##### INFORMATION SUPPLIED #####

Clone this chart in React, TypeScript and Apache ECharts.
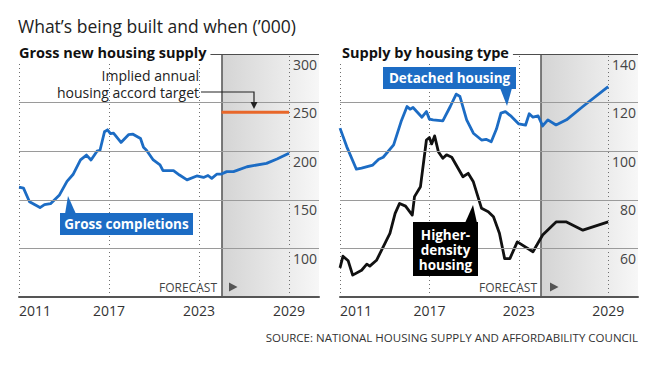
import React, { useEffect, useRef } from 'react';
import * as echarts from 'echarts';

// ---- data (thousands of dwellings) ----
const xTicks = [2011, 2017, 2023, 2029];
const forecastStart = 2024.5;

const grossYears = [2011, 2011.3, 2011.7, 2012.4, 2012.7, 2013.1, 2013.7, 2014.2, 2014.6, 2015.1, 2015.5, 2015.8, 2016.2, 2016.4, 2016.7, 2016.9, 2017.1, 2017.3, 2017.8, 2018.3, 2018.6, 2019.1, 2019.3, 2019.5, 2019.95, 2020.4, 2020.6, 2021.3, 2021.7, 2022.2, 2022.85, 2023.3, 2023.6, 2023.85, 2024.2, 2024.5, 2024.85, 2025.3, 2026.2, 2027.5, 2028.2, 2029];
const grossValues = [163, 162, 148, 142, 145, 146, 155, 169, 176, 191, 196, 191, 200, 201, 220, 222, 218, 218.5, 209, 217, 217.5, 213, 204, 201, 191, 186, 180, 180, 175.5, 170.5, 174.5, 173, 175, 172, 176.5, 176.5, 179, 179, 184, 187.5, 192, 198];

const targetYears = [2024.5, 2029];
const targetValues = [240, 240];

const detachedYears = [2011, 2011.45, 2012.1, 2012.45, 2013.2, 2013.6, 2013.9, 2014.6, 2015.1, 2015.5, 2015.7, 2015.9, 2016.5, 2016.8, 2017.0, 2017.25, 2017.9, 2018.4, 2018.8, 2019.05, 2019.5, 2019.95, 2020.5, 2020.8, 2021.15, 2021.5, 2021.8, 2022.1, 2022.5, 2023.0, 2023.45, 2023.7, 2023.95, 2024.3, 2024.6, 2024.95, 2025.5, 2026.2, 2027.3, 2029];
const detachedValues = [109.5, 101.9, 92.6, 93, 94.3, 96.7, 97.5, 102.6, 112.2, 118.4, 117.3, 118, 114, 116.3, 113.2, 112.9, 112.5, 118.4, 123.5, 122.5, 112.9, 107.4, 104.6, 104.9, 103.9, 109.1, 115.7, 116.3, 114.3, 111.2, 110.7, 115.4, 114, 114.5, 110.4, 112.9, 110.8, 112.9, 118.4, 126.6];

const densityYears = [2011, 2011.2, 2011.55, 2011.85, 2012.45, 2012.8, 2013.0, 2013.45, 2013.9, 2014.35, 2014.7, 2015.0, 2015.4, 2015.85, 2016.0, 2016.4, 2016.8, 2017.0, 2017.15, 2017.35, 2017.6, 2017.9, 2018.15, 2018.5, 2019.25, 2019.6, 2019.95, 2020.5, 2020.95, 2021.3, 2021.7, 2022.05, 2022.4, 2022.9, 2023.95, 2024.3, 2024.6, 2025.5, 2026.2, 2027.3, 2029];
const densityValues = [52, 56.8, 54.9, 49, 51, 53.5, 52.7, 55.1, 60.6, 66.2, 74.4, 78.5, 77.4, 73.7, 81.3, 85.4, 104.6, 105.6, 103, 106.3, 99.8, 97.1, 98.5, 97.5, 89.5, 90.9, 87.4, 76.5, 75.1, 73, 66.2, 55.8, 55.8, 62.7, 58.6, 62.3, 65.5, 70.9, 70.9, 67.5, 70.9];

const pair = (xs: number[], ys: number[]) => xs.map((x, i) => [x, ys[i]]);

export default function App() {
  const ref = useRef<HTMLDivElement>(null);

  useEffect(() => {
    const chart = echarts.init(ref.current!, null, { renderer: 'svg' });
    const F = '"Open Sans", sans-serif';
    const blue = '#1c6cc4';
    const gridColors = ['#9a9a9a', '#9a9a9a', '#9a9a9a', '#9a9a9a', '#9a9a9a', '#4d4d4d'];

    const shade = () =>
      new echarts.graphic.LinearGradient(0, 0, 1, 0, [
        { offset: 0, color: '#d4d4d4' },
        { offset: 1, color: '#f7f7f7' },
      ]);

    const xAxis = (gi: number) => ({
      type: 'value',
      gridIndex: gi,
      z: 10,
      min: 2011,
      max: 2031,
      axisLine: { show: true, lineStyle: { color: '#555', width: 2 } },
      axisTick: { show: false },
      splitLine: { show: false },
      axisLabel: {
        customValues: xTicks,
        alignMinLabel: 'left',
        margin: 6,
        fontSize: 14,
        fontFamily: F,
        color: '#333',
        formatter: (v: number) => String(v),
      },
    });

    const yAxis = (gi: number, min: number, max: number, interval: number) => ({
      type: 'value',
      gridIndex: gi,
      z: 10,
      position: 'right',
      min,
      max,
      interval,
      axisLine: { show: false },
      axisTick: { show: false },
      splitLine: { show: true, lineStyle: { color: gridColors, width: 1 } },
      axisLabel: {
        inside: true,
        margin: 2,
        verticalAlign: 'top',
        padding: [3, 0, 0, 0],
        fontSize: 14,
        fontFamily: F,
        color: '#444',
        formatter: (v: number) => (v === min ? '' : String(v)),
      },
    });

    const backdrop = (i: number) => ({
      type: 'line',
      xAxisIndex: i,
      yAxisIndex: i,
      data: [],
      z: 1,
      silent: true,
      markArea: {
        silent: true,
        itemStyle: { color: shade() },
        data: [[{ xAxis: forecastStart }, { xAxis: 2031 }]],
      },
      markLine: {
        silent: true,
        symbol: 'none',
        label: { show: false },
        data: [
          ...xTicks.map((t) => ({ xAxis: t, lineStyle: { type: [1, 3], color: '#6f6f6f', width: 1 } })),
          { xAxis: forecastStart, lineStyle: { type: 'solid', color: '#555', width: 1.5 } },
        ],
      },
    });

    const line = (i: number, data: number[][], color: string, width = 2.8) => ({
      type: 'line',
      xAxisIndex: i,
      yAxisIndex: i,
      data,
      z: 5,
      symbol: 'none',
      lineStyle: { color, width, cap: 'butt', join: 'round' },
    });

    const txt = (x: number, y: number, text: string, extra: any = {}) => ({
      type: 'text',
      x,
      y,
      z: 100,
      style: { text, font: `14px ${F}`, fill: '#222', verticalAlign: 'middle', ...extra },
    });

    const poly = (points: number[][], fill: string) => ({
      type: 'polygon',
      z: 100,
      shape: { points },
      style: { fill },
    });

    chart.setOption({
      animation: false,
      backgroundColor: '#fff',
      grid: [
        { left: 19, top: 54, width: 300, height: 243 },
        { left: 340, top: 54, width: 298, height: 243 },
      ],
      xAxis: [xAxis(0), xAxis(1)],
      yAxis: [yAxis(0, 50, 300, 50), yAxis(1, 40, 140, 20)],
      series: [
        backdrop(0),
        backdrop(1),
        line(0, pair(targetYears, targetValues), '#e8672a', 3),
        line(0, pair(grossYears, grossValues), blue),
        line(1, pair(detachedYears, detachedValues), blue),
        line(1, pair(densityYears, densityValues), '#111'),
      ],
      graphic: [
        txt(18, 25.5, 'What’s being built and when (’000)', { font: `17.5px ${F}`, fill: '#222' }),
        txt(19, 52, 'Gross new housing supply', {
          font: `bold 14.5px ${F}`,
          fill: '#111',
          backgroundColor: '#fff',
          padding: [3, 4, 3, 0],
        }),
        txt(340, 52, 'Supply by housing type', {
          font: `bold 14.5px ${F}`,
          fill: '#111',
          backgroundColor: '#fff',
          padding: [3, 4, 3, 2],
        }),
        txt(199, 75.5, 'Implied annual', { align: 'right', lineHeight: 16 }),
        txt(199, 92, 'housing accord target', { align: 'right', lineHeight: 16 }),
        {
          type: 'polyline',
          z: 100,
          shape: { points: [[201, 92], [254, 92], [254, 103]] },
          style: { stroke: '#222', lineWidth: 1.2, fill: null },
        },
        poly([[250.5, 102], [257.5, 102], [254, 109]], '#222'),
        // forecast labels
        txt(217, 287, 'FORECAST', { align: 'right', font: `12px ${F}`, fill: '#444' }),
        poly([[229, 282.5], [229, 291.5], [237.5, 287]], '#555'),
        txt(537, 287, 'FORECAST', { align: 'right', font: `12px ${F}`, fill: '#444' }),
        poly([[550, 282.5], [550, 291.5], [558.5, 287]], '#555'),
        // Gross completions callout
        poly([[65, 214], [76, 214], [68, 196]], blue),
        { type: 'rect', z: 100, shape: { x: 60, y: 213, width: 133, height: 22 }, style: { fill: blue } },
        txt(126.5, 224, 'Gross completions', { align: 'center', font: `bold 13.5px ${F}`, fill: '#fff' }),
        // Detached housing callout
        poly([[500, 88], [512, 88], [507, 106]], blue),
        { type: 'rect', z: 100, shape: { x: 383, y: 67, width: 133, height: 22 }, style: { fill: blue } },
        txt(449.5, 78, 'Detached housing', { align: 'center', font: `bold 13.5px ${F}`, fill: '#fff' }),
        // Higher-density callout
        poly([[465, 223], [477, 223], [473, 205]], '#000'),
        { type: 'rect', z: 100, shape: { x: 413, y: 222, width: 65, height: 54 }, style: { fill: '#000' } },
        txt(445.5, 249.5, 'Higher-\ndensity\nhousing', {
          align: 'center',
          font: `bold 13.5px ${F}`,
          fill: '#fff',
          lineHeight: 15,
        }),
        txt(638, 337, 'SOURCE: NATIONAL HOUSING SUPPLY AND AFFORDABILITY COUNCIL', {
          align: 'right',
          font: `11.5px ${F}`,
          fill: '#333',
        }),
      ],
    } as any);

    return () => chart.dispose();
  }, []);

  return (
    <div
      ref={ref}
      style={{ position: 'fixed', left: 0, top: 0, width: 661, height: 370, background: '#fff' }}
    />
  );
}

#####

_WORK REQUIRED_. Leave out the pictures and repeat exactly the lines from the start of the material through the line that contains "const targetValues = [240, 240];", both included.

_CORRECT OUTPUT_.
Clone this chart in React, TypeScript and Apache ECharts.
import React, { useEffect, useRef } from 'react';
import * as echarts from 'echarts';

// ---- data (thousands of dwellings) ----
const xTicks = [2011, 2017, 2023, 2029];
const forecastStart = 2024.5;

const grossYears = [2011, 2011.3, 2011.7, 2012.4, 2012.7, 2013.1, 2013.7, 2014.2, 2014.6, 2015.1, 2015.5, 2015.8, 2016.2, 2016.4, 2016.7, 2016.9, 2017.1, 2017.3, 2017.8, 2018.3, 2018.6, 2019.1, 2019.3, 2019.5, 2019.95, 2020.4, 2020.6, 2021.3, 2021.7, 2022.2, 2022.85, 2023.3, 2023.6, 2023.85, 2024.2, 2024.5, 2024.85, 2025.3, 2026.2, 2027.5, 2028.2, 2029];
const grossValues = [163, 162, 148, 142, 145, 146, 155, 169, 176, 191, 196, 191, 200, 201, 220, 222, 218, 218.5, 209, 217, 217.5, 213, 204, 201, 191, 186, 180, 180, 175.5, 170.5, 174.5, 173, 175, 172, 176.5, 176.5, 179, 179, 184, 187.5, 192, 198];

const targetYears = [2024.5, 2029];
const targetValues = [240, 240];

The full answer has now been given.